Scan the data that follows and count the lines with the string "this"; answer with the count alone.

──────

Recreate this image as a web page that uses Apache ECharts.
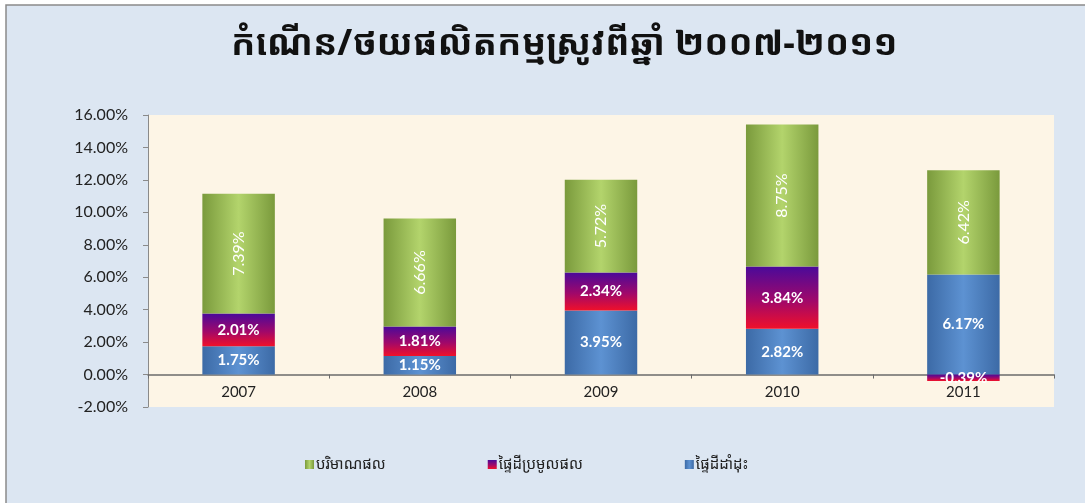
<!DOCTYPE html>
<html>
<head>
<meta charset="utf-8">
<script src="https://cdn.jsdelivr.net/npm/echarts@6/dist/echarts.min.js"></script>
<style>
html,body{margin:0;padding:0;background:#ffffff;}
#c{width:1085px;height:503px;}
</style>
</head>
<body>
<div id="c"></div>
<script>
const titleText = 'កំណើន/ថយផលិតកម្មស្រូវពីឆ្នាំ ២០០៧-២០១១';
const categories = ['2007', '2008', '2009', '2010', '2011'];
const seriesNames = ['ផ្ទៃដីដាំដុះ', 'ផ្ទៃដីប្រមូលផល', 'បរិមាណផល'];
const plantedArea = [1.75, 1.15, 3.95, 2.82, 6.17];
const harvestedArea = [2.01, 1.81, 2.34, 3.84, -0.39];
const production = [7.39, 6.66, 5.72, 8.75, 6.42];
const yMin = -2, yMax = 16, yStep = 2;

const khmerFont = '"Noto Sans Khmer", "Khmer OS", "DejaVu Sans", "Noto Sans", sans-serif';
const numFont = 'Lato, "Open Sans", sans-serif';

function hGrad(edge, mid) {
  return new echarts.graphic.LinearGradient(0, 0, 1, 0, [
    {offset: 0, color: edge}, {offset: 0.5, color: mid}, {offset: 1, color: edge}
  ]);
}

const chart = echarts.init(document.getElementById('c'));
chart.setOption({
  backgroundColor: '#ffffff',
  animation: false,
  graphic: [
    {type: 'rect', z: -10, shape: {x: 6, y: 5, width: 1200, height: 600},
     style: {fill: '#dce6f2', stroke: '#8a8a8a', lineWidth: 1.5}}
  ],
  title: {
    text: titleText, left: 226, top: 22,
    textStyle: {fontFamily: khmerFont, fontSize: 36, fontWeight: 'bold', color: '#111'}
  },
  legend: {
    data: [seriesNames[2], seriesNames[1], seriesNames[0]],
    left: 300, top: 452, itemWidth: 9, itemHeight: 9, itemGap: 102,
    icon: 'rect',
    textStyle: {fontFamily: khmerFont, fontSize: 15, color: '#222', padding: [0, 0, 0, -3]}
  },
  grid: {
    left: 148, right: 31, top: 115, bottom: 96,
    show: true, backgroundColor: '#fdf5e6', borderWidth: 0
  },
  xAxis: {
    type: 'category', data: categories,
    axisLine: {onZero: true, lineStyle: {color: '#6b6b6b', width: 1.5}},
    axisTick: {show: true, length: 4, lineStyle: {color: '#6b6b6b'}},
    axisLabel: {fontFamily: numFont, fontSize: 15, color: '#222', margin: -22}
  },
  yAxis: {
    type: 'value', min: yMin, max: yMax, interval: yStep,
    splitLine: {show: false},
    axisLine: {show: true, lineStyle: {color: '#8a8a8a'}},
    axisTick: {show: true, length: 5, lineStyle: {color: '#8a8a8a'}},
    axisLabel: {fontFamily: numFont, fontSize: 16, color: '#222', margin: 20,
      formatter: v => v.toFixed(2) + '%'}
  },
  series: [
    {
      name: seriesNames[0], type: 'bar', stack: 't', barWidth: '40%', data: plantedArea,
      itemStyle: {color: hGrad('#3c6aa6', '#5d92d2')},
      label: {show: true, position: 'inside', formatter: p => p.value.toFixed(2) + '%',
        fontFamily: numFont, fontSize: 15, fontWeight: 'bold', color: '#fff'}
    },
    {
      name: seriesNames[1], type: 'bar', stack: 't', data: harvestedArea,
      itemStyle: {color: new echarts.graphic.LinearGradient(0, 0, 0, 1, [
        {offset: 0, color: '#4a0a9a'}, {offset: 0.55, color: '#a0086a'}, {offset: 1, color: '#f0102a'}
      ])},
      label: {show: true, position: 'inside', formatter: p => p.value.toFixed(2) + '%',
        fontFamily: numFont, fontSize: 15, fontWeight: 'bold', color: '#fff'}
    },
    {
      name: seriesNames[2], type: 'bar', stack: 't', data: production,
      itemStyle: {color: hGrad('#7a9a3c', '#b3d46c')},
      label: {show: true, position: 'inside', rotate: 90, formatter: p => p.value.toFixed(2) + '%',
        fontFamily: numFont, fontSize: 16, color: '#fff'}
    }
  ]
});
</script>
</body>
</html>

──────

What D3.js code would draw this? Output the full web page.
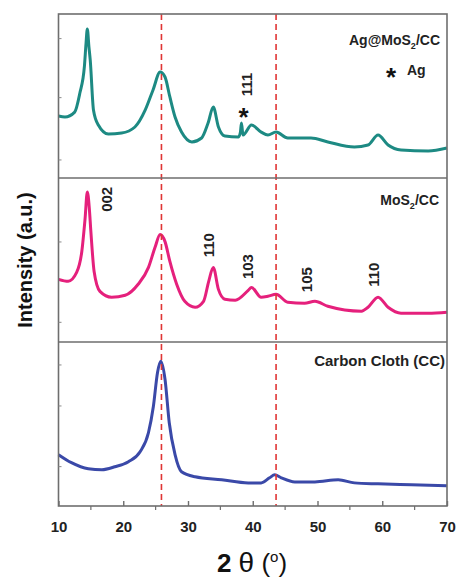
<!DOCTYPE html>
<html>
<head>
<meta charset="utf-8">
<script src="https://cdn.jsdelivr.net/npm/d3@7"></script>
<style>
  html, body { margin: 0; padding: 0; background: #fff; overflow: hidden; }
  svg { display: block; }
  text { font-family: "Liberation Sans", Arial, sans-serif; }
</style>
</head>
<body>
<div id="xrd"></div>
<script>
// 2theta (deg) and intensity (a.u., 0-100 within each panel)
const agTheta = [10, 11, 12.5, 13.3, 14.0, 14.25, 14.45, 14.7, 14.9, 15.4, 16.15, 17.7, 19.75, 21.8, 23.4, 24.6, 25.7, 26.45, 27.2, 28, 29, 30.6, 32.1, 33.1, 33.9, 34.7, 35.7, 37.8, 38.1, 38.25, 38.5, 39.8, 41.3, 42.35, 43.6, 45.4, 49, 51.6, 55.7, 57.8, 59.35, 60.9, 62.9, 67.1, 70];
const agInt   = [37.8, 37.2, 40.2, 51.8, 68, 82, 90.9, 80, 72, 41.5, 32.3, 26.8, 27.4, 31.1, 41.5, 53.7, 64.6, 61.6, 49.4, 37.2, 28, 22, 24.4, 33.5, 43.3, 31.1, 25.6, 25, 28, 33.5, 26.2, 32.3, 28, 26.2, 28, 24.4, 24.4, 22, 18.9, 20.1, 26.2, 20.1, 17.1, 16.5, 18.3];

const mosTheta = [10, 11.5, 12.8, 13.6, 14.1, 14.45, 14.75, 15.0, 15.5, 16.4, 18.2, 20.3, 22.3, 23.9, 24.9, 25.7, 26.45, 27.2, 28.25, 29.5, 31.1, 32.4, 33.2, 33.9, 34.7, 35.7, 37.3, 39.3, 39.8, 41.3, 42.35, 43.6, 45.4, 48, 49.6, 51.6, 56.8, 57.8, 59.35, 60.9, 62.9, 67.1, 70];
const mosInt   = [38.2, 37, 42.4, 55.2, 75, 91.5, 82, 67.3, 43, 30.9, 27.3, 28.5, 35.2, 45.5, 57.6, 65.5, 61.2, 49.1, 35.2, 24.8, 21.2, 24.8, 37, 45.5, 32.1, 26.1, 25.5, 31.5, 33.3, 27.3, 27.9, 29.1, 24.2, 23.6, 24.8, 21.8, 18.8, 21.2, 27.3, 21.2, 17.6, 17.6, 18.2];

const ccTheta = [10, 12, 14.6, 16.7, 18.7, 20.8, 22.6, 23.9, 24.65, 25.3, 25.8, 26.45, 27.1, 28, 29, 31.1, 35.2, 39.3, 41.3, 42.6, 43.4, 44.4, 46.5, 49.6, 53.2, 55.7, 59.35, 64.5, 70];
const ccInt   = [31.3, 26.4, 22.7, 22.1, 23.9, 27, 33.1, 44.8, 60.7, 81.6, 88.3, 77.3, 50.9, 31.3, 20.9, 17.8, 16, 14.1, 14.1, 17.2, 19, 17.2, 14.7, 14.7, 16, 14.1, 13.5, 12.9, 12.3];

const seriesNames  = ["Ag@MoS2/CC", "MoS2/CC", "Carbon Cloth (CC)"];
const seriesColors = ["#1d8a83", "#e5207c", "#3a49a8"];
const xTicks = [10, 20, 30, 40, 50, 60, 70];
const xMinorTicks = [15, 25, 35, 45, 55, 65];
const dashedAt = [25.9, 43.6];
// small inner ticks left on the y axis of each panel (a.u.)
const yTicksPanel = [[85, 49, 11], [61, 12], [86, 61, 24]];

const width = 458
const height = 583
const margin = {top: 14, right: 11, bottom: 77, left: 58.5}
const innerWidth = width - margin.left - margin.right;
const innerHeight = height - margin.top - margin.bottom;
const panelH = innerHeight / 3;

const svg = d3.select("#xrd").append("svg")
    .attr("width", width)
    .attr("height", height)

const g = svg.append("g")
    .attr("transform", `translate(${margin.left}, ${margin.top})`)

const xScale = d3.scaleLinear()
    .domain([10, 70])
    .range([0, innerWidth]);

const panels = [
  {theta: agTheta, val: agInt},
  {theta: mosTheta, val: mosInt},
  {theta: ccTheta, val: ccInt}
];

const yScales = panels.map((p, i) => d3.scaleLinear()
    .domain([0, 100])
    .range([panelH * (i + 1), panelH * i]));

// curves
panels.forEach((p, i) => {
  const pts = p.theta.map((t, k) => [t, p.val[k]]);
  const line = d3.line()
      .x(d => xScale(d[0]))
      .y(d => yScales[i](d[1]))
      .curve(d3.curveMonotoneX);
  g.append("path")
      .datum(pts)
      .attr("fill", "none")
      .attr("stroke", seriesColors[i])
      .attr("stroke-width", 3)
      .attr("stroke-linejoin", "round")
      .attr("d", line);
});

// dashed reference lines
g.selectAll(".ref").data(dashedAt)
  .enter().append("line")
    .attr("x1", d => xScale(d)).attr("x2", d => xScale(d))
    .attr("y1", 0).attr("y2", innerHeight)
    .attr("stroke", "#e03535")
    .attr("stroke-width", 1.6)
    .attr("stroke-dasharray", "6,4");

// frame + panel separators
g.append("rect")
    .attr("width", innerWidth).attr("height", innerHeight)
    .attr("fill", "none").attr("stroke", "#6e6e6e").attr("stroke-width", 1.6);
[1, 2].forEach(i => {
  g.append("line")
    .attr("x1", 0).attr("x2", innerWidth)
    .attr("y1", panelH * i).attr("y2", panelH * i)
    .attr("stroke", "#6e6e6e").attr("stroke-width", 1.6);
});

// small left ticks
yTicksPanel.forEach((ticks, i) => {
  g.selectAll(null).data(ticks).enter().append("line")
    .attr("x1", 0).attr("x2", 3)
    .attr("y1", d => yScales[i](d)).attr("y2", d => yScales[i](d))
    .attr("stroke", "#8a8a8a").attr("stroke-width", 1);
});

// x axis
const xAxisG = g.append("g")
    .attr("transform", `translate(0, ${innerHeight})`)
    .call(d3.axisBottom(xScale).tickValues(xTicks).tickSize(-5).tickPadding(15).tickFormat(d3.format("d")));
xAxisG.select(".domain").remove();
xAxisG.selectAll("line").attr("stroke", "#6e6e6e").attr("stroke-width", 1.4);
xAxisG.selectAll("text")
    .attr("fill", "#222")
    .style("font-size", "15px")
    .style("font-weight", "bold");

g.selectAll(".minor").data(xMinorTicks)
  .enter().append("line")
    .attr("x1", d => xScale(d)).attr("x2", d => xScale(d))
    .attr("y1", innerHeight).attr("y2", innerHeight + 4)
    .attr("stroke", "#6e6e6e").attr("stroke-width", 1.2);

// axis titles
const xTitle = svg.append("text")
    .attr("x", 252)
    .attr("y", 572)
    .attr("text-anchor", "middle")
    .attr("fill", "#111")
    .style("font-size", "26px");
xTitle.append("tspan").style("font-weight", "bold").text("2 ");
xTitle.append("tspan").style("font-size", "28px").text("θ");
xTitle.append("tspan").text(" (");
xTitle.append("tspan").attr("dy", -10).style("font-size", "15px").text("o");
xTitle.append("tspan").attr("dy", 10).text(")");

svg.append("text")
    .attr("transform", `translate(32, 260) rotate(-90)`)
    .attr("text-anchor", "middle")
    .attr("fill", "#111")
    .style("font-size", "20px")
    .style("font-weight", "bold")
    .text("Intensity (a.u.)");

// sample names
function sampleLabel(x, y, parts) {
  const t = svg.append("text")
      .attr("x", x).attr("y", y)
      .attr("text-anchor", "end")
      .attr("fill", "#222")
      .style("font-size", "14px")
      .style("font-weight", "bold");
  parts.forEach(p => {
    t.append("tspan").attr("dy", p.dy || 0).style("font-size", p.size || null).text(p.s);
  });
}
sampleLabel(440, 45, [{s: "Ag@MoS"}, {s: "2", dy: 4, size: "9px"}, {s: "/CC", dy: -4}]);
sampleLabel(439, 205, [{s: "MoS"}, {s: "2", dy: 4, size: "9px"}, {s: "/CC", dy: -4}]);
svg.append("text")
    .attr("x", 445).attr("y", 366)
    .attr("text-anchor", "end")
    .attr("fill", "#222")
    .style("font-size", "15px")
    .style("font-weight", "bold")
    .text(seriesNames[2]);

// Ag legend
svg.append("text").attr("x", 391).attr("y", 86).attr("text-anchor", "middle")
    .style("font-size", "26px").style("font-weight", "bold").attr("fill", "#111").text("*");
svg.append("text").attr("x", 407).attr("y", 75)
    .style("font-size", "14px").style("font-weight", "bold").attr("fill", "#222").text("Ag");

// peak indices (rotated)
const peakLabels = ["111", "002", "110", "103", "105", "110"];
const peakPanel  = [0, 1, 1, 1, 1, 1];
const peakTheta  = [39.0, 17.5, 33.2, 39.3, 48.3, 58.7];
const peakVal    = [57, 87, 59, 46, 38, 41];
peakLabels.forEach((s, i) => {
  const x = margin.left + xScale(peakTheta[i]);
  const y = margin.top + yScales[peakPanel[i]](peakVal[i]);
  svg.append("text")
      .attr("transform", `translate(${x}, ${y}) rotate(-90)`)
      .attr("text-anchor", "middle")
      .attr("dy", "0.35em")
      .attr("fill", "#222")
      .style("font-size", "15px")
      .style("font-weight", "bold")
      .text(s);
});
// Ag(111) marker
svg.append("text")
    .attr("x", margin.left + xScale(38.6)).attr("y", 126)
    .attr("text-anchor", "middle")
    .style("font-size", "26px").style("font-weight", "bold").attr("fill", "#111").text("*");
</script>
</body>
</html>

──────

» **THE RESPONSE**
2